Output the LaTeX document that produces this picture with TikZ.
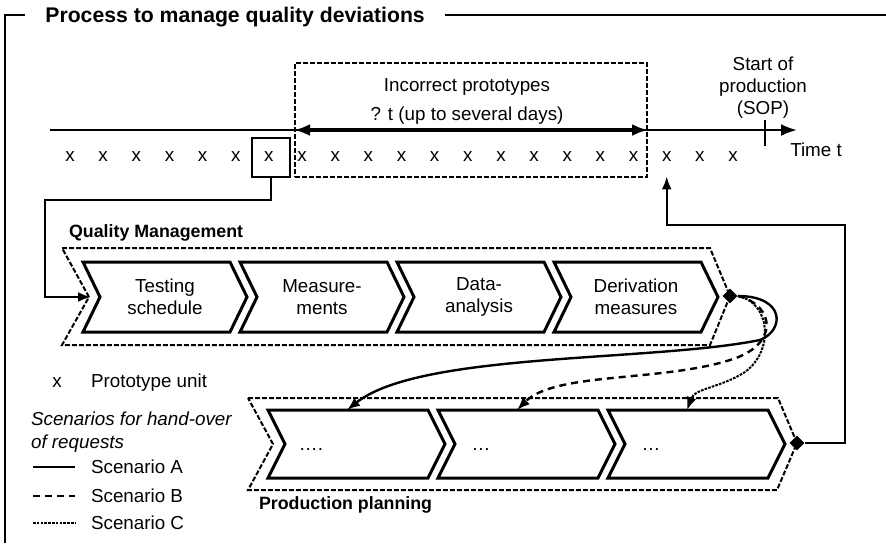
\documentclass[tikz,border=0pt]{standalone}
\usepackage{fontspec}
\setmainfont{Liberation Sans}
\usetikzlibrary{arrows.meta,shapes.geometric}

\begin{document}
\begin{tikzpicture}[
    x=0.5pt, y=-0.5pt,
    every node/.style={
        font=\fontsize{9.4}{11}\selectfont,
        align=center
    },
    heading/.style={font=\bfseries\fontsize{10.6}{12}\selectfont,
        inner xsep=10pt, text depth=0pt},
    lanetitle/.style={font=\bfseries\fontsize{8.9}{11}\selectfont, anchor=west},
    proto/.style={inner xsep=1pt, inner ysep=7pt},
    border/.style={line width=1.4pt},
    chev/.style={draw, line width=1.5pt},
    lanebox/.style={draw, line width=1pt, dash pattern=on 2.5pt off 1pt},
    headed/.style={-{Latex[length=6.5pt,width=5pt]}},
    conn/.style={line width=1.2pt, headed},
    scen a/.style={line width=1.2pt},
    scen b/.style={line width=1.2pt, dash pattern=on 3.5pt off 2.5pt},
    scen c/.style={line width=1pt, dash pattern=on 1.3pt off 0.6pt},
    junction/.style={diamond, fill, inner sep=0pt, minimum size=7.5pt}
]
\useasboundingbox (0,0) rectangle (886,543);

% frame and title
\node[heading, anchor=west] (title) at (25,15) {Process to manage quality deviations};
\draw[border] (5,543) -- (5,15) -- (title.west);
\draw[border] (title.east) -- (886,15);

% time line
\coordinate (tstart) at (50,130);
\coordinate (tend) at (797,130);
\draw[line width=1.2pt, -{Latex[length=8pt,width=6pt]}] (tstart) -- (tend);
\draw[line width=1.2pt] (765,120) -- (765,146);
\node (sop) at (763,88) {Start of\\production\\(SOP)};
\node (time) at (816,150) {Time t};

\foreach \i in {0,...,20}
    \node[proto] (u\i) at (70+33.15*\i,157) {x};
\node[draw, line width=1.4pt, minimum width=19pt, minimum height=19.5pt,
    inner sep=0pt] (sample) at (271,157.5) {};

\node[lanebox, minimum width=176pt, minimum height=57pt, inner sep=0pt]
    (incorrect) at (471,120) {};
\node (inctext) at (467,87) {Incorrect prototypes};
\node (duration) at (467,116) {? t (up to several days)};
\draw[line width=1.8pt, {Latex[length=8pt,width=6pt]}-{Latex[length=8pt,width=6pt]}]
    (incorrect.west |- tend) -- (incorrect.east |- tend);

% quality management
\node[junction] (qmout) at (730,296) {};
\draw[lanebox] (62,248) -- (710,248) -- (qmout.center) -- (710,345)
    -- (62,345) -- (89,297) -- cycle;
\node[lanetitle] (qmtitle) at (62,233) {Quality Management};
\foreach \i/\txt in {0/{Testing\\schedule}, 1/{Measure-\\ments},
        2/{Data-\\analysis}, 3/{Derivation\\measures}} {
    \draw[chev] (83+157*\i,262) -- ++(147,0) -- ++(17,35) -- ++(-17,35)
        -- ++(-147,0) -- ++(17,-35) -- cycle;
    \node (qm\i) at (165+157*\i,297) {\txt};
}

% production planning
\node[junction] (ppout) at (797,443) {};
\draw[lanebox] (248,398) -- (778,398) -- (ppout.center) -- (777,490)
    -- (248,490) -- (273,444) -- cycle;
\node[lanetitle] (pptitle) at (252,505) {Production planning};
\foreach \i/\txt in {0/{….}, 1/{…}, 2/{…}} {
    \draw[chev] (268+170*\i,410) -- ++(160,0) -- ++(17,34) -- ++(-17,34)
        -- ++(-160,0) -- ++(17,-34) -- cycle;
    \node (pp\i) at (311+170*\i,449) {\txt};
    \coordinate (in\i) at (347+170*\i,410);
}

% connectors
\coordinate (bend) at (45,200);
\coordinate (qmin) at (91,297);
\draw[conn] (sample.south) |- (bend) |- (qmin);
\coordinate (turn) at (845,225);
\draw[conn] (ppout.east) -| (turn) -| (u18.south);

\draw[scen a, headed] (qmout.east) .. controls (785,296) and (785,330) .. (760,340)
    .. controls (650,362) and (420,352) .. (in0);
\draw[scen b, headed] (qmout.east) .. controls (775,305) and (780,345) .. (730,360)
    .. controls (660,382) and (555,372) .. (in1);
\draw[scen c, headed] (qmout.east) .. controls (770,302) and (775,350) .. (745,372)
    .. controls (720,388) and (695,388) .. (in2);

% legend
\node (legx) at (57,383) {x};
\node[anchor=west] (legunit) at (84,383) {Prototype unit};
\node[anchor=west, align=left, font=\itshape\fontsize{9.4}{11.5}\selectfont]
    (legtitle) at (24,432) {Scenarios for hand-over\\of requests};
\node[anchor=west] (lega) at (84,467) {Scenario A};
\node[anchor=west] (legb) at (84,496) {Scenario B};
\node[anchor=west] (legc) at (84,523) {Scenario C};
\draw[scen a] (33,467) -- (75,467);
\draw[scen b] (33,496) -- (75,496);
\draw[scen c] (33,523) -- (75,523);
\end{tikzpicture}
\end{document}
---
## What is being asked:
Pictures stay out. Repeat only the lines from the beginning of the data through the line that has "(title.east) -- (886,15);".

## Problem solution:
Output the LaTeX document that produces this picture with TikZ.
\documentclass[tikz,border=0pt]{standalone}
\usepackage{fontspec}
\setmainfont{Liberation Sans}
\usetikzlibrary{arrows.meta,shapes.geometric}

\begin{document}
\begin{tikzpicture}[
    x=0.5pt, y=-0.5pt,
    every node/.style={
        font=\fontsize{9.4}{11}\selectfont,
        align=center
    },
    heading/.style={font=\bfseries\fontsize{10.6}{12}\selectfont,
        inner xsep=10pt, text depth=0pt},
    lanetitle/.style={font=\bfseries\fontsize{8.9}{11}\selectfont, anchor=west},
    proto/.style={inner xsep=1pt, inner ysep=7pt},
    border/.style={line width=1.4pt},
    chev/.style={draw, line width=1.5pt},
    lanebox/.style={draw, line width=1pt, dash pattern=on 2.5pt off 1pt},
    headed/.style={-{Latex[length=6.5pt,width=5pt]}},
    conn/.style={line width=1.2pt, headed},
    scen a/.style={line width=1.2pt},
    scen b/.style={line width=1.2pt, dash pattern=on 3.5pt off 2.5pt},
    scen c/.style={line width=1pt, dash pattern=on 1.3pt off 0.6pt},
    junction/.style={diamond, fill, inner sep=0pt, minimum size=7.5pt}
]
\useasboundingbox (0,0) rectangle (886,543);

% frame and title
\node[heading, anchor=west] (title) at (25,15) {Process to manage quality deviations};
\draw[border] (5,543) -- (5,15) -- (title.west);
\draw[border] (title.east) -- (886,15);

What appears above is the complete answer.